In the U.S., the effort to improve the employment and educational opportunities of women and members of minority groups through preferential treatment in job hiring, college admissions, the awarding of government contracts, and the allocation of other social benefits. First undertaken at the federal level following passage of the landmark Civil Rights Act of 1964, affirmative action was designed to counteract the lingering effects of generations of past discrimination. The main criteria for inclusion in affirmative action programs are race, sex, ethnic origin, religion, disability, and age. The Supreme Court of the United States placed important limitations on affirmative action programs in its 1978 ruling in Regents of the University of California v. Bakke; several subsequent Supreme Court decisions (e.g., Adarand Constructors v. Pena in 1995 and Texas v. Hopwood in 1996) imposed further restrictions. In 1996 California voters passed Proposition 209, which prohibited government agencies and institutions from discriminating against or giving preferential treatment to individuals or groups on the basis of race, sex, colour, ethnicity, or national origin. Similar measures were subsequently passed in other states. In 2003, in two landmark rulings involving admission to the University of Michigan and its law school, the U.S. Supreme Court reaffirmed the constitutionality of affirmative action but ruled that race could not be the preeminent factor in such decisions.
Affirmative Action should not be regarded as race-based because it discriminates race. There is an enormous difference between discrimination based on race and discrimination of race. Discrimination based on race is racism; being able to tell a white man from a black man is not racist, however.

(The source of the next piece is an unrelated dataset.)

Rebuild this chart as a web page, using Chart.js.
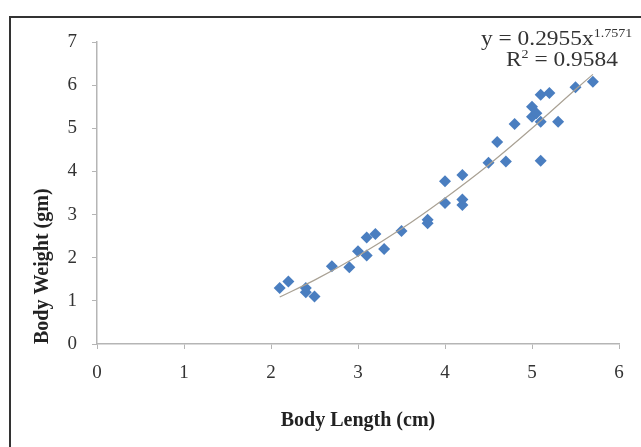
<!DOCTYPE html>
<html>
<head>
<meta charset="utf-8">
<script src="https://cdn.jsdelivr.net/npm/chart.js@4.4.1/dist/chart.umd.min.js"></script>
<style>
  html, body { margin: 0; padding: 0; background: #fff; }
  #wrap { position: relative; width: 641px; height: 447px; overflow: hidden; }
  #frame { position: absolute; left: 9px; top: 16px; width: 700px; height: 500px;
           border-left: 2px solid #333; border-top: 2px solid #333; box-sizing: border-box; }
  canvas { position: absolute; left: 0; top: 0; }
  .eq { position: absolute; font-family: "Liberation Serif", "DejaVu Serif", serif;
        font-size: 20px; color: #333; white-space: nowrap; transform: scaleX(1.17);
        transform-origin: left top; line-height: 22px; }
  .eq sup { font-size: 12px; vertical-align: 8px; line-height: 0; }
</style>
</head>
<body>
<div id="wrap">
  <div id="frame"></div>
  <canvas id="c" width="641" height="447"></canvas>
  <div class="eq" id="eq1" style="left:481px; top:27px;">y = 0.2955x<sup>1.7571</sup></div>
  <div class="eq" id="eq2" style="left:506px; top:48px;">R<sup>2</sup> = 0.9584</div>
</div>
<script>
// Body length (cm) and body weight (gm)
const bodyLength = [2.1, 2.2, 2.4, 2.4, 2.5, 2.7, 2.9, 3.0, 3.1, 3.1, 3.2, 3.3, 3.5, 3.8, 3.8,
                    4.0, 4.0, 4.2, 4.2, 4.2, 4.5, 4.6, 4.7, 4.8, 5.0, 5.0, 5.05, 5.1, 5.1, 5.1,
                    5.2, 5.3, 5.5, 5.7];
const bodyWeight = [1.3, 1.45, 1.3, 1.2, 1.1, 1.8, 1.78, 2.15, 2.05, 2.47, 2.55, 2.2, 2.62, 2.8, 2.88,
                    3.27, 3.77, 3.92, 3.35, 3.22, 4.2, 4.68, 4.23, 5.1, 5.27, 5.5, 5.35, 5.15, 5.78, 4.25,
                    5.82, 5.15, 5.95, 6.08];
// Power trend line
const trendLength = [2.1, 2.5, 3.0, 3.5, 4.0, 4.5, 5.0, 5.5, 5.7];
const trendWeight = [1.09, 1.48, 2.04, 2.67, 3.38, 4.15, 5.0, 5.9, 6.25];
const xTicks = [0, 1, 2, 3, 4, 5, 6];
const yTicks = [0, 1, 2, 3, 4, 5, 6, 7];

const points = bodyLength.map((x, i) => ({ x: x, y: bodyWeight[i] }));
const trend = trendLength.map((x, i) => ({ x: x, y: trendWeight[i] }));

const serif = '"Liberation Serif", "DejaVu Serif", serif';

new Chart(document.getElementById('c'), {
  type: 'scatter',
  data: {
    datasets: [
      {
        type: 'line',
        data: trend,
        borderColor: '#a9a194',
        borderWidth: 1.2,
        pointRadius: 0,
        fill: false,
        cubicInterpolationMode: 'monotone',
        order: 0
      },
      {
        data: points,
        pointStyle: 'rectRot',
        pointRadius: 6,
        backgroundColor: '#4a7ec0',
        borderColor: '#4a7ec0',
        borderWidth: 0,
        order: 1
      }
    ]
  },
  options: {
    responsive: false,
    animation: false,
    events: [],
    layout: { padding: { left: 25, right: 22, top: 42, bottom: 0 } },
    plugins: { legend: { display: false }, tooltip: { enabled: false } },
    scales: {
      x: {
        type: 'linear',
        min: xTicks[0], max: xTicks[xTicks.length - 1],
        afterBuildTicks: s => { s.ticks = xTicks.map(v => ({ value: v })); },
        afterFit: s => { s.height = 447 - 344; },
        grid: { drawOnChartArea: false, drawTicks: true, tickLength: 5, color: '#b5b5b5' },
        border: { color: '#b5b5b5', width: 1.5 },
        ticks: { color: '#333', font: { family: serif, size: 19 }, padding: 13 },
        title: { display: true, text: 'Body Length (cm)', color: '#222',
                 font: { family: serif, size: 20, weight: 'bold' }, padding: { top: 4, bottom: 14 } }
      },
      y: {
        type: 'linear',
        min: yTicks[0], max: yTicks[yTicks.length - 1],
        afterBuildTicks: s => { s.ticks = yTicks.map(v => ({ value: v })); },
        afterFit: s => { s.width = 97 - 25; },
        grid: { drawOnChartArea: false, drawTicks: true, tickLength: 5, color: '#b5b5b5' },
        border: { color: '#b5b5b5', width: 1.5 },
        ticks: { color: '#333', font: { family: serif, size: 19 }, padding: 15 },
        title: { display: true, text: 'Body Weight (gm)', color: '#222', align: 'start',
                 font: { family: serif, size: 20, weight: 'bold' }, padding: { top: 6, bottom: 4 } }
      }
    }
  }
});
</script>
</body>
</html>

So-called race-based Affirmative Action is, in fact, based on observed trends of disproportion that happen to afflict certain races in a given situation. The so-called preference given to historically disadvantaged groups is not based on their race, but rather, it's based on the apparent inequality they are faced with. Asian Americans are a good example; decades ago, Affirmative Action helped Asians, but now, not so much. They did not stop being Asian, they simply stopped being disadvantaged. Race is not what drives Affirmative Action, it's just a coincidental descriptor.
You wouldn't say you prefer chips over ice-cream because you prefer chips; that doesn't explain your inclination at all. You would say you prefer chips because they're salty, or because you like the crunch, etc. This is perfectly analogous, yet, because race has been so sensationalized, people mistakenly conclude that the discrimination is based on the fact that the person is of a certain color, rather than the fact that evidence suggests people of that color are discriminated against. Racism in admissions can be stopped by monitoring those trends and redressing them; that's what Affirmative Action does. That is not race-based, because as soon as the trends shift, so too does the application of these policies--they're not beholden to the races but the trends of disadvantage.

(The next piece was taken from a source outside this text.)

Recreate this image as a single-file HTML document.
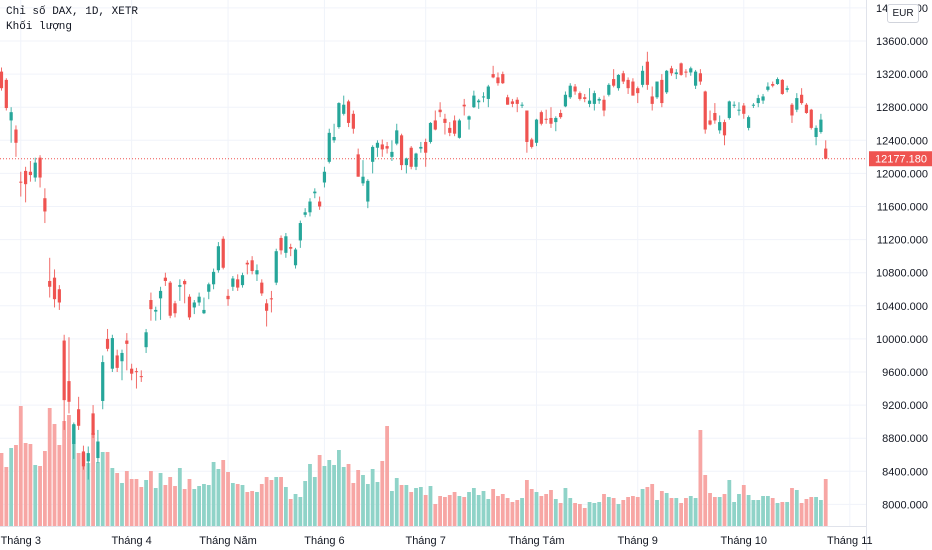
<!DOCTYPE html>
<html><head><meta charset="utf-8"><style>
html,body{margin:0;padding:0;background:#fff;}
#wrap{position:relative;width:932px;height:550px;overflow:hidden;font-family:"Liberation Sans","Noto Sans CJK SC",sans-serif;}
svg{position:absolute;left:0;top:0;}
.legend{position:absolute;left:6px;font-family:"Liberation Mono","DejaVu Sans Mono",monospace;font-size:11px;color:#131722;}
#eur{position:absolute;left:887px;top:4px;width:30px;height:17px;border:1px solid #d1d4dc;border-radius:3px;background:#fff;font-size:10px;line-height:17px;text-align:center;color:#131722;}
</style></head><body>
<div id="wrap">
<svg id="chart" width="932" height="550"></svg>
<div class="legend" style="top:6px">Chỉ số DAX, 1D, XETR</div>
<div class="legend" style="top:21px">Khối lượng</div>
<div id="eur">EUR</div>
</div>
<script>
const opens=[13230,13130,12640,12530,11900,12030,12020,11950,12190,11700,10700,10740,10600,9980,9490,8730,9150,8640,8520,9100,8560,9250,10000,9640,9800,9730,9980,9640,9610,9550,9900,10470,10330,10490,10740,10680,10430,10630,10700,10510,10380,10440,10310,10570,10660,10830,11210,10520,10630,10720,10650,10920,10950,10780,10680,10430,10490,10680,11220,11040,11110,10890,11190,11500,11530,11760,11660,11890,12140,12400,12560,12720,12870,12720,12230,11880,11660,12140,12310,12350,12330,12200,12360,12460,12100,12310,12080,12300,12380,12380,12640,12770,12660,12550,12640,12430,12830,12650,12800,12860,12920,12900,13200,13160,13200,12920,12870,12890,12820,12760,12410,12370,12740,12660,12670,12620,12730,12810,12920,13050,12970,12920,12840,12840,12880,12890,12950,13140,13030,13210,13130,13110,13030,13070,13350,12930,12920,13130,12980,13270,13200,13330,13230,13220,13060,13210,12990,12640,12730,12520,12620,12670,12820,12760,12820,12550,12820,12850,12880,13010,13080,13080,13130,13010,12830,12770,12950,12830,12770,12440,12500,12300];
const highs=[13280,13150,12800,12580,12020,12080,12150,12190,12220,11820,10980,10840,10650,10050,10020,8990,9300,8710,8700,9200,8900,9800,10120,10050,9870,9870,10070,9700,9650,9620,10120,10560,10390,10630,10800,10700,10460,10720,10720,10540,10470,10560,10500,10680,10850,11170,11240,10600,10760,10780,10800,10950,11000,10900,10720,10480,10580,11090,11250,11280,11150,11100,11430,11580,11700,11820,11720,12080,12540,12600,12860,12940,12890,12760,12300,12160,11930,12340,12400,12410,12380,12400,12600,12480,12190,12330,12250,12380,12420,12620,12760,12860,12720,12620,12700,12660,12900,12700,13000,12900,12980,13070,13300,13220,13230,12950,12900,12920,12860,12760,12430,12660,12760,12770,12800,12690,12770,12990,13090,13080,12990,12960,13030,13000,12920,12940,13090,13260,13200,13240,13160,13150,13050,13300,13470,13050,13110,13200,13250,13300,13260,13340,13260,13290,13250,13260,13000,12760,12850,12700,12650,12880,12870,12860,12850,12700,12850,12950,12960,13100,13110,13160,13140,13060,12850,12970,13030,12850,12780,12580,12720,12400];
const lows=[13000,12760,12370,12200,11720,11650,11900,11900,11830,11400,10500,10380,10350,8900,9100,8550,8900,8420,8300,8800,8500,9150,9850,9600,9600,9500,9620,9500,9400,9480,9830,10220,10220,10230,10640,10250,10260,10460,10430,10230,10300,10400,10300,10480,10600,10800,10840,10400,10580,10580,10620,10780,10780,10700,10520,10150,10320,10650,11020,10980,11000,10850,11100,11470,11480,11700,11560,11830,12120,12370,12540,12700,12560,12480,11960,11850,11580,12000,12200,12200,12240,12150,12340,12040,12000,12050,12040,12250,12080,12360,12520,12680,12470,12450,12450,12420,12700,12530,12790,12780,12860,12800,13150,13060,13080,12830,12800,12740,12790,12250,12300,12330,12580,12600,12550,12510,12660,12800,12900,12950,12880,12860,12800,12760,12840,12690,12930,13040,13000,13080,12960,12940,12850,13040,13010,12760,12900,12800,12960,13180,13140,13180,13160,13180,13020,13070,12480,12580,12600,12480,12340,12650,12790,12700,12660,12520,12790,12800,12840,12990,13040,13070,12950,12980,12610,12740,12830,12720,12530,12340,12480,12177];
const closes=[13030,12790,12740,12370,11890,11870,11980,12130,11950,11540,10630,10480,10440,9260,9240,8970,8950,8460,8620,8840,8760,9720,9880,10010,9650,9830,9940,9580,9600,9540,10080,10360,10350,10580,10700,10280,10310,10650,10660,10260,10440,10510,10350,10660,10810,11120,10860,10480,10730,10620,10770,10900,10820,10830,10550,10340,10480,11060,11070,11240,11090,11080,11400,11530,11660,11780,11600,12020,12490,12440,12850,12830,12610,12540,11960,11960,11910,12320,12370,12290,12300,12260,12520,12100,12180,12080,12240,12320,12250,12610,12530,12740,12610,12490,12480,12640,12810,12690,12940,12880,12930,13050,13160,13090,13090,12830,12840,12840,12830,12380,12320,12650,12600,12650,12600,12670,12680,12950,13060,12990,12900,12900,12880,12970,12900,12760,13070,13060,13190,13110,13030,12940,12970,13240,13070,12840,13110,12850,13240,13210,13220,13190,13220,13270,13230,13110,12530,12590,12640,12620,12460,12870,12830,12770,12720,12680,12830,12910,12930,13050,13060,13140,12960,13030,12700,12910,12850,12730,12550,12550,12650,12177.18];
const volumes=[73,59,78,81,120,83,82,61,60,75,118,102,81,105,111,101,73,73,63,93,64,74,74,58,53,43,55,47,47,39,46,55,38,53,41,49,40,58,37,47,37,40,42,41,64,57,66,54,43,42,41,34,35,34,42,49,46,49,49,39,27,32,29,45,62,49,71,60,66,61,76,59,62,43,56,51,42,57,44,65,100,35,48,41,41,34,38,39,31,40,22,30,29,31,34,30,29,34,38,31,35,27,37,30,32,28,24,26,28,46,37,34,30,32,36,27,23,38,28,23,22,18,24,23,24,32,29,28,22,26,29,30,29,37,39,42,26,35,33,28,28,23,28,30,28,96,51,33,29,29,32,46,24,32,41,31,26,26,30,30,28,23,24,24,38,36,23,27,29,29,26,47];
const priceTicks=[14000,13600,13200,12800,12400,12000,11600,11200,10800,10400,10000,9600,9200,8800,8400,8000];
const monthLabels=["Tháng 3","Tháng 4","Tháng Năm","Tháng 6","Tháng 7","Tháng Tám","Tháng 9","Tháng 10","Tháng 11"];
const monthIndex=[4,27,47,67,88,111,132,154,176];
const lastPrice=12177.18;

const NS="http://www.w3.org/2000/svg";
const svg=document.getElementById('chart');
const PLOT_R=866, VOL_BASE=526;
function xOf(i){return 1.5+i*4.82;}
function yOf(p){return 41+(13600-p)*33.1/400;}
function vOf(v){return VOL_BASE-v;}
function mk(tag,attrs,parent){const e=document.createElementNS(NS,tag);for(const k in attrs)e.setAttribute(k,attrs[k]);(parent||svg).appendChild(e);return e;}

// grid
priceTicks.forEach((p,k)=>{
  const g=mk('line',{x1:0,x2:PLOT_R,y1:yOf(p),y2:yOf(p),stroke:'#f0f3fa','stroke-width':1});
  
  
});
monthIndex.forEach((mi,k)=>{
  const g=mk('line',{x1:xOf(mi),x2:xOf(mi),y1:0,y2:VOL_BASE,stroke:'#f0f3fa','stroke-width':1});
  
  
});
// volume
volumes.forEach((v,i)=>{
  const up=closes[i]>=opens[i];
  const r=mk('rect',{x:xOf(i)-1.9,y:vOf(v),width:3.8,height:v,fill:up?'#8fd3c8':'#f7a6a4'});
  
  
});
// last price line
const lp=mk('line',{x1:0,x2:PLOT_R,y1:yOf(lastPrice),y2:yOf(lastPrice),stroke:'#ef5350','stroke-width':1,'stroke-dasharray':'1,2'});


// candles
opens.forEach((o,i)=>{
  const c=closes[i],up=c>=o,col=up?'#26a69a':'#ef5350';
  const g=mk('g',{});
  
  
  mk('line',{x1:xOf(i),x2:xOf(i),y1:yOf(highs[i]),y2:yOf(lows[i]),stroke:col,'stroke-width':1,opacity:0.85},g);
  const top=yOf(Math.max(o,c)),h=Math.max(1,yOf(Math.min(o,c))-top);
  mk('rect',{x:xOf(i)-1.6,y:top,width:3.2,height:h,fill:col},g);
});
// axes
const ra=mk('line',{x1:PLOT_R+0.5,x2:PLOT_R+0.5,y1:0,y2:550,stroke:'#e0e3eb'});


const ba=mk('line',{x1:0,x2:PLOT_R,y1:VOL_BASE+0.5,y2:VOL_BASE+0.5,stroke:'#e0e3eb'});


priceTicks.forEach(p=>{
  const t=mk('text',{x:928,y:yOf(p)+4,'text-anchor':'end','font-size':11,fill:'#131722','font-family':'Liberation Sans, sans-serif'});
  t.textContent=p.toFixed(3);
  
  
});
monthLabels.forEach((m,k)=>{
  const t=mk('text',{x:xOf(monthIndex[k]),y:544,'text-anchor':'middle','font-size':11,fill:'#131722','font-family':'Liberation Sans, sans-serif'});
  t.textContent=m;
  
  
});
// last price tag
const tag=mk('rect',{x:869,y:yOf(lastPrice)-7.5,width:63,height:15,fill:'#ef5350'});


const tt=mk('text',{x:927,y:yOf(lastPrice)+4,'text-anchor':'end','font-size':11,fill:'#fff','font-family':'Liberation Sans, sans-serif'});
tt.textContent=lastPrice.toFixed(3);


</script>
</body></html>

And it isn't important whether standards are lowered, but whether minimum requirements are lowered. You could arbitrarily split a group of white, female students into two groups, and qualifications for these groups would not be equally matched. Varying levels of qualification are inescapable in academia because the admissions standards are so broad. Affirmative Action beneficiaries are supposed to be qualified as a prerequisite; if you want better qualified students, then raise the minimum requirements.
Berkeley does have "legacy admission" so Dolton is mistaken. In addition, the SAT/ACT test are bias too. Overall, the debate was interesting. Julian Bond informs that Obama never designated a racial classification, so what! There is much disparity in education and it will continue.

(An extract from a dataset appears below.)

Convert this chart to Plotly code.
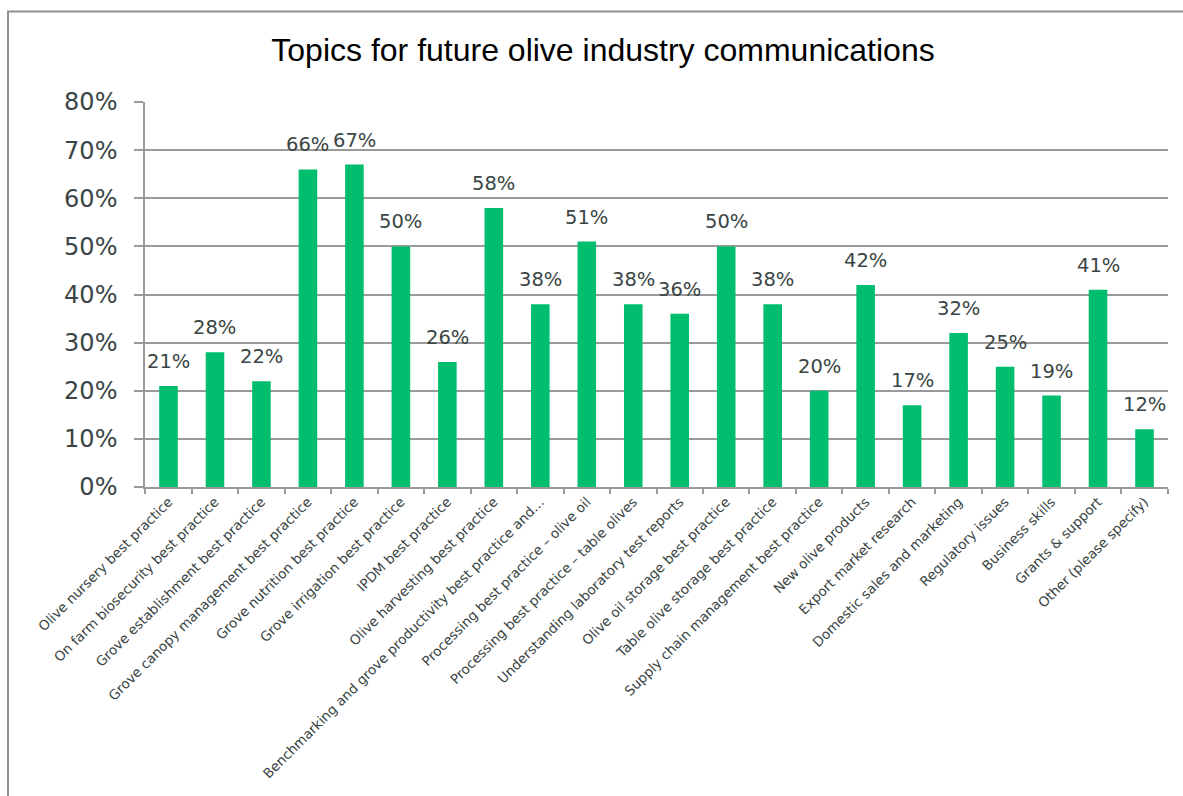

This was a very good debate. I think the side opposed to Affirmative Action based on race and/or ethnicity was able to poke holes in the other side's argument.
One reason I think the Affirmative Action supporters (against the resolution) were weaker was due to the conflicting reasons for the policy (past or present). Is it a remedy for discrimination and wrongs from the past, or is it to have more diversity in the institutions of higher learning -- for the good of all in the classroom? Do donors prefer one reason over another? Yet, I do like the examples Bond made about "nobody beat Rodney King because he was poor" and that "no one says that discrimination that women face is about class not gender notions".
Julian Bond, the chairperson of the NAACP mentioned at two different points in the debate that the intent of Affirmative Action policy involves integrating Blacks and Whites from various cultures and life experiences to share the right of learning 'together'; although, it was Lee Bolinger who spent more time arguing that point. They seemed to be promoting the 'contact theory' ideology, hence, does this mean that the NAACP does not support Afrocentric Schools and/or Charter Schools? (my questions are not rhetorical - I would like to know)
I think that the 'Black' or 'African American' identity has been essentialized in a time that is no longer only 'African American'. This was mentioned somewhat in the conversation new black immigrants coming from the affluent and not-so-affluent backgrounds of the African continent and of the Caribbean. Their histories and experiences are vastly different than the historic African American, bearing in mind the various histories of oppression. Issues are different. Discrimination is still there for everyone, but I think the African Americans (and Indiginous populations) cycle of oppression has left cycles of hopelessness, where just being in America will not alleviate.
This was a very good debate and I am impressed with The anthropological linguistic side of McWhorter. Unfortunately, Julian Bond appears to be stuck in the 1960s. I believe that this debate would have been outstanding with the assistance of Stephen Pinker.
As far as getting accepted goes, President Bollinger was vague, and the reason is because the formula is not complex at all, it is simply who they want. Celebrity status, political or otherwise, takes priority over SAT or ACT scores.
In addition, the financial aid (FAFSA) is making it nearly impossible to afford a school like Columbia. But if you make less than $60k, you can go for free (or so they say on the tour...).
It doesn't matter how well founded Dalton Conley's arguments are because the structural discrimination against blacks is also the source of class discrimination. As Henry Louis Gates states, affirmative action only had the effect of splitting the black middle class - the lower class remains where it has been (regardless of race). How is a child effected by not knowing where (s)he will live this month, or eat today? Remove hope and gone is any ability to endure the struggle to succeed.
I agree with Mr. Conley Dr. McWhorter that Affirmative Action in Higher Education does not help the race issue, and possibly hurts it. We do need to focus on K-12 problems much more than higher education at this point.